Remember when Operation Epic Fury sent everyone into panic mode? Oil spiked, volatility exploded, and the S&P 500 took a nosedive below its 200-day moving average like it was auditioning for a disaster film. For about 48 hours, the narrative was pure dread—escalation, retaliation, the whole geopolitical nightmare scenario.
Then something funny happened: the market realized this wasn’t actually a movie.
Within days, back-channel talks became front-channel talks. The temperature dropped from “thermonuclear” to “tense but manageable.” Oil started giving back its war premium. And the S&P 500? It bounced right back above that 200-day line on March 23 like the whole thing was just a bad dream.
This is what happens when markets reprice a worst-case scenario in real time. And if you’ve been paying attention, you’ve seen this playbook before.
The TACO Principle (Yes, Really)
Back in April 2025, Trump’s “Liberation Day” tariffs sent the market into freefall—down nearly 5% in two days, heading toward a full 10% correction. But here’s the thing: it didn’t stick. Financial analysts have a term for this: TACO—Trump Always Chickens Out. It’s not cynical; it’s just pattern recognition. Aggressive policy threats get used to force concessions, but they usually get dialed back before causing real economic damage.
Markets that had spent weeks pricing in a trade war suddenly had to reprice a completely different world. The S&P 500 ripped higher. AI stocks went parabolic. One of the fastest relief rallies in recent memory.
The Iran situation is following the same script—at least so far. The strike looks designed for leverage, not prolonged conflict. Maximum pressure. Maximum optics. Maximum negotiating leverage. Iran, despite the tough talk, faces serious economic and strategic incentives to avoid escalation. When the cost of not blinking exceeds the cost of blinking, you blink.
What Happens If De-Escalation Holds
If this continues—and early signals suggest it might—here’s the plausible path: oil retreats to $65-$70, the inflation pulse from the war premium washes through in two to three months, and the Federal Reserve finally gets the window it’s been waiting for. Rate cuts resume. The economy exhales. Stocks move higher, especially the AI infrastructure complex that got caught in the crossfire.
Big Tech has already been through a sentiment washout and valuation compression, even though earnings outlooks haven’t materially changed.

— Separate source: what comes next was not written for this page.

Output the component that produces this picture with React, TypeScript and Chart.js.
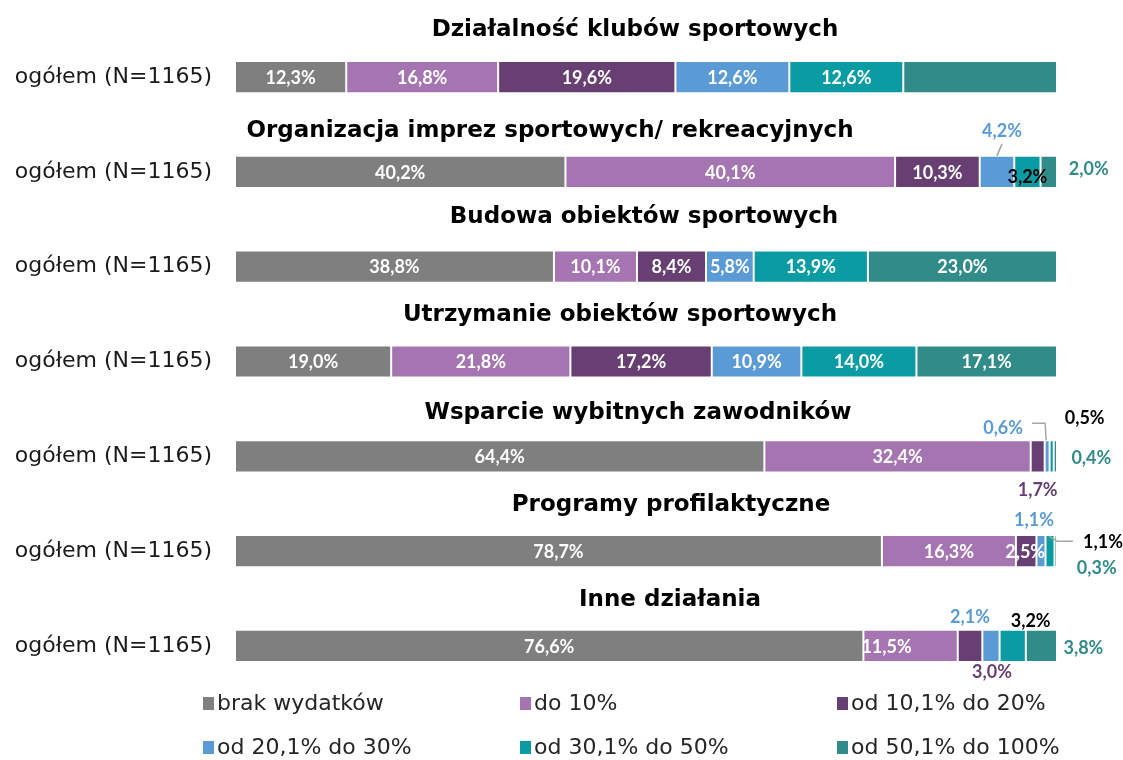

That’s a rare combination—and historically, it’s the setup that precedes strong rallies.
The Technical Signal That Matters
Here’s where it gets interesting: the S&P 500 just triggered a historically bullish signal. Researchers looked at every instance since 1950 where the index dipped below its 200-day moving average (no more than five trading days), then retook the line while the slope remained positive. They found 91 occurrences.
The forward returns? Solid. But when they split the data into two groups—V-Shape events (market holds above the line for 15 consecutive sessions) and Choppy events (market keeps testing the line)—the difference was dramatic.

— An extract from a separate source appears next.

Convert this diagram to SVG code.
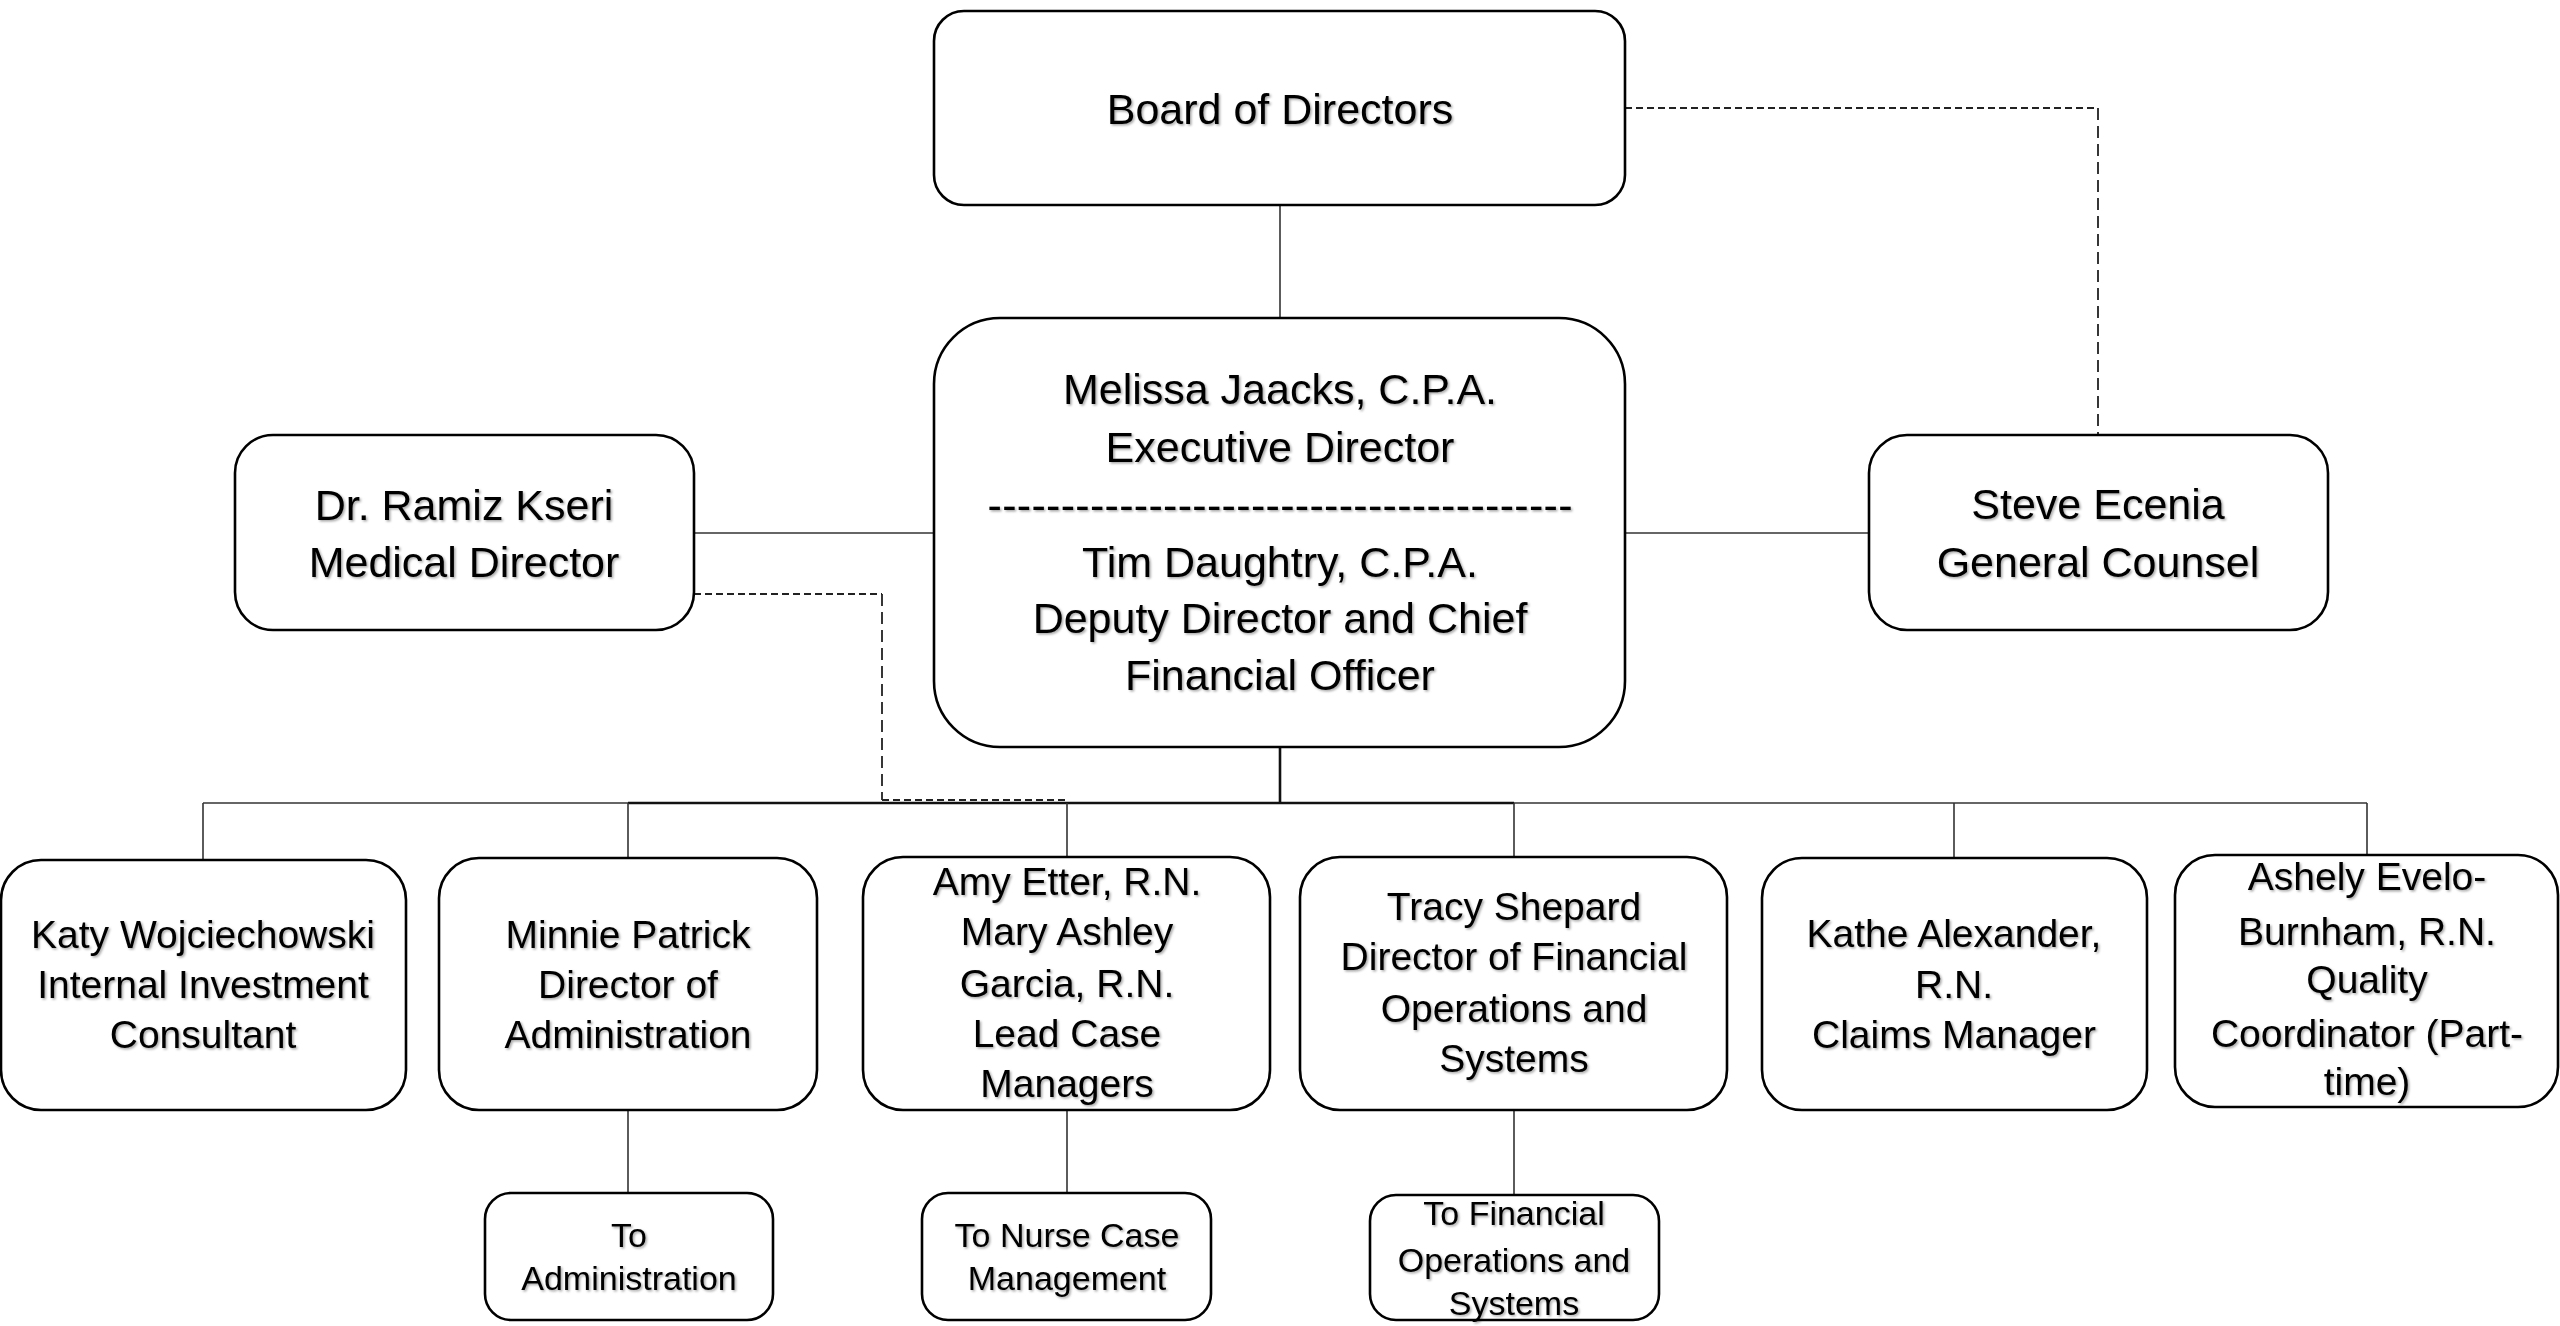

V-Shape events averaged +6.5% over three months with an 87% win rate. Twelve months out: +13.0%. Choppy events? +1.9% at three months with a 52% win rate—basically a coin flip.
The classification window is the next 15 trading sessions through roughly April 15, 2026.
The Bottom Line
The macro case suggests Iran de-escalates, oil falls, inflation cools, the Fed cuts, and the AI bull market resumes. The technical case says this 200-day retake is powerful—but only if it holds. If both play out, the next 12 months could look very good indeed.
The playbook says we’ve seen this before. And history suggests it works.